One tiny nit is maybe could mention softleaf :P but it's not important!

LGTM, so:

Reviewed-by: Lorenzo Stoakes <ljs@xxxxxxxxxx>

> ---
> mm/userfaultfd.c | 20 ++++++++++++++++++++
> 1 file changed, 20 insertions(+)
>
> diff --git a/mm/userfaultfd.c b/mm/userfaultfd.c
> index 35b206cc9aa6..f6d2a1c67019 100644
> --- a/mm/userfaultfd.c
> +++ b/mm/userfaultfd.c
> @@ -2535,6 +2535,15 @@ static inline bool userfaultfd_huge_must_wait(struct userfaultfd_ctx *ctx,
> /* UFFD PTE markers require userspace to resolve the fault. */
> if (pte_is_uffd_marker(pte))
> return true;
> + /*
> + * Concurrent migration may have replaced the present PTE with a
> + * non-marker swap entry between fault delivery and this lockless
> + * re-check. huge_pte_write() on a swap entry decodes random offset
> + * bits, so gate it on pte_present().
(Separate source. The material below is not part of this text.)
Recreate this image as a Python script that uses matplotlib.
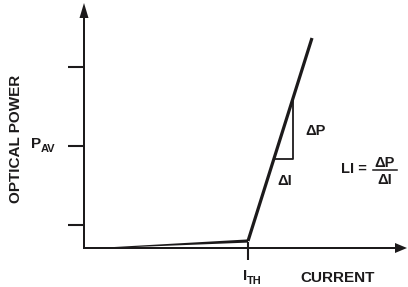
import numpy as np
import matplotlib.pyplot as plt

plt.rcParams['font.family'] = ['Liberation Sans', 'DejaVu Sans']
plt.rcParams['font.weight'] = 'bold'

# L-I curve (x = current, y = optical power), drawing units
current = [18, 164, 228]
power = [0, 7, 210]
i_th = 164
tick_levels = [23, 102, 181]
p_av = 102
# slope triangle
dp_levels = [89, 148]
dp_x = 209

ink = '#1c1a1b'

fig = plt.figure(figsize=(4.08, 2.87), dpi=100)
ax = fig.add_axes([0, 0, 1, 1])
ax.set_xlim(-84, 324)
ax.set_ylim(-39, 248)
ax.axis('off')

# axes with arrow heads
ax.arrow(0, 0, 0, 245, width=2, head_width=9, head_length=15,
         length_includes_head=True, color=ink, lw=0)
ax.arrow(-1, 0, 324, 0, width=2, head_width=10, head_length=12,
         length_includes_head=True, color=ink, lw=0)

# y ticks
for t in tick_levels:
    ax.plot([-16, 0], [t, t], color=ink, lw=1.5, solid_capstyle='butt')
# threshold tick
ax.plot([i_th, i_th], [6, -12], color=ink, lw=1.5, solid_capstyle='butt')

# below-threshold part, tapered
x0, x1 = current[0], current[1]
y0, y1 = power[0], power[1]
ax.fill([x0, x1, x1, x0], [y0 - 0.3, y1 - 1.6, y1 + 1.6, y0 + 0.3],
        color=ink, lw=0)
# lasing part
ax.plot(current[1:], power[1:], color=ink, lw=2.3, solid_capstyle='butt')

# slope triangle
x_left = np.interp(dp_levels[0], power[1:], current[1:])
ax.plot([x_left, dp_x, dp_x], [dp_levels[0], dp_levels[0], dp_levels[1]],
        color=ink, lw=1.3)

fs = 11
ax.text(-68, 109, 'OPTICAL POWER', rotation=90, ha='center', va='center',
        fontsize=fs, color=ink)
ax.text(-43, 100, 'P', ha='right', va='baseline', fontsize=fs, color=ink)
ax.text(-43, 96, 'AV', ha='left', va='baseline', fontsize=8, color=ink)
ax.text(i_th - 1, -32, 'I', ha='right', va='baseline', fontsize=fs, color=ink)
ax.text(i_th - 1, -36, 'TH', ha='left', va='baseline', fontsize=8, color=ink)
ax.text(254, -34, 'CURRENT', ha='center', va='baseline', fontsize=fs, color=ink)

ax.text(221, 113, 'ΔP', ha='left', va='baseline', fontsize=10.5, color=ink)
ax.text(193, 63, 'ΔI', ha='left', va='baseline', fontsize=10.5, color=ink)

ax.text(283, 75, 'LI =', ha='right', va='baseline', fontsize=10.5, color=ink)
ax.text(301, 81, 'ΔP', ha='center', va='baseline', fontsize=10.5, color=ink)
ax.plot([289, 313], [78.5, 78.5], color=ink, lw=1.1)
ax.text(301, 64, 'ΔI', ha='center', va='baseline', fontsize=10.5, color=ink)

fig.savefig('out.png', dpi=100)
The migration completion path
> + * will re-deliver the fault if it still needs userspace.
> + */
> + if (!pte_present(pte))
> + return false;
> /*
> * If VMA has UFFD WP faults enabled and WP fault, wait for userspace to
> * resolve the fault.
> @@ -2621,6 +2630,17 @@ static inline bool userfaultfd_must_wait(struct userfaultfd_ctx *ctx,
> /* UFFD PTE markers require userspace to resolve the fault. */
> if (pte_is_uffd_marker(ptent))
> goto out;
> + /*
> + * Concurrent swap-out / migration may have replaced the present PTE
> + * with a non-marker swap entry between fault delivery and this
> + * lockless re-check. pte_write() on a swap entry decodes random
> + * offset bits, so gate it on pte_present(). The page-in path will
> + * re-deliver the fault if it still needs userspace.
> + */
> + if (!pte_present(ptent)) {
> + ret = false;
> + goto out;
> + }
> /*
> * If VMA has UFFD WP faults enabled and WP fault, wait for userspace to
> * resolve the fault.
> --
> 2.54.0
>